The Revenant is a fucking relentless nightmare and many times throughout the film, I wanted nothing more than for it to end so I could go home! I mean, holy shit! What a miserable time! I really cannot get over it. Any time something happened in this movie, I thought to myself: “wow, ANOTHER thing? This sure is a great movie if you want to see things happen, repeatedly, for a long time, seemingly forever.”

If you’ve managed to stay unspoiled for The Revenant, the very little I will say is this: Leo plays a fur trapper named Hugh Glass who is betrayed by another member of his company, Fitzgerald, Hardy’s character. It’s a revenge movie. It’s nothing besides that. Heard of revenge? That’s what it is.

Leo is going to win an Oscar for this movie. Isn’t that stupid? Leo! For this movie? Every time he breathed or groaned or got naked and crawled inside of a horse, I wanted to shout to the entire theater, “You’re faking!” I knew he was faking. He was obviously faking. He decided the volume of every breath in that film. It was unbearable. I normally come down on the side of “Leo is a good actor who deserves an Oscar,” but wow, not for this movie at all. Who does deserve an Oscar for this movie? I don’t know, the sky, I guess, and maybe mountains, conceptually.

it’s okay if you die naked in that horse; I am going to go home and make hot chocolate.

At many points in the film, I realized how much easier this whole thing would be if they had just shot Glass after he was mauled by a bear. He’s very injured. He’s not in a good place. These guys had so many opportunities to kill Glass, who is just bleeding from every part of his body. I wanted to reach through the screen and grab Leo by his somewhat long hair and whisper, “it’s okay if you die naked in that horse; I am going to go home and make hot chocolate. It is 3 degrees where I live.”

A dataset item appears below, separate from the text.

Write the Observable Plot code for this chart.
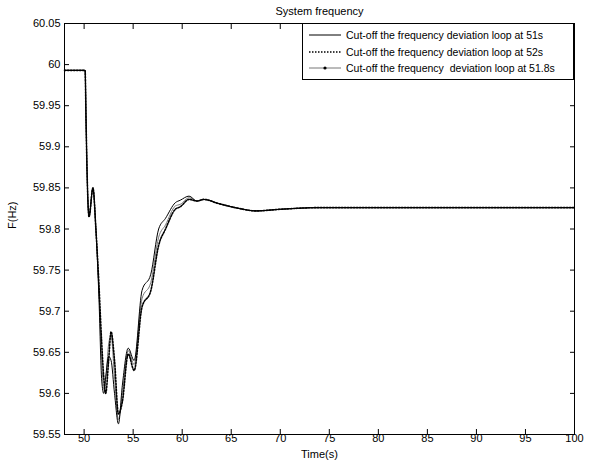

Halfway through the film, I gave up trying to understand anything Fitzgerald was saying. It was just too tough! If the film wanted me to understand Fitzgerald, it would have had me understand Fitzgerald. Iñárritu would have turned to Tom Hardy and said, “Hi, Tom, it’s me, from Birdman. Can you articulate your words so they don’t all sound like one giant word? Thanks!” But he didn’t do that; so the film didn’t need me to understand Fitzgerald; so I gave up on trying. It became almost calming. Tom Hardy would appear on screen, and I would watch his mouth make sounds. What a treat! He is also nominated for an Oscar for The Revenant.

Some fun facts about The Revenant:

Leonardo DiCaprio says my son 10 times during the film. This does not count times he says my boy, son, or someone else says Glass’s son.

No one says the word revenant in the film; so I’ll never know what it means.

Someone, however, says the entire theme of the film at the end of the film, which is generous!

I saw The Revenant and when it ended, I exhaled. I feel like I’m still exhaling. Here is a good thought I’m using to comfort myself during this time of stress: Now that I have seen The Revenant, I never have to see it again. It’s done. I survived it. I crawled on my stomach for three hours through that movie. I don’t know if it was worth it, but I did it, and it’s done.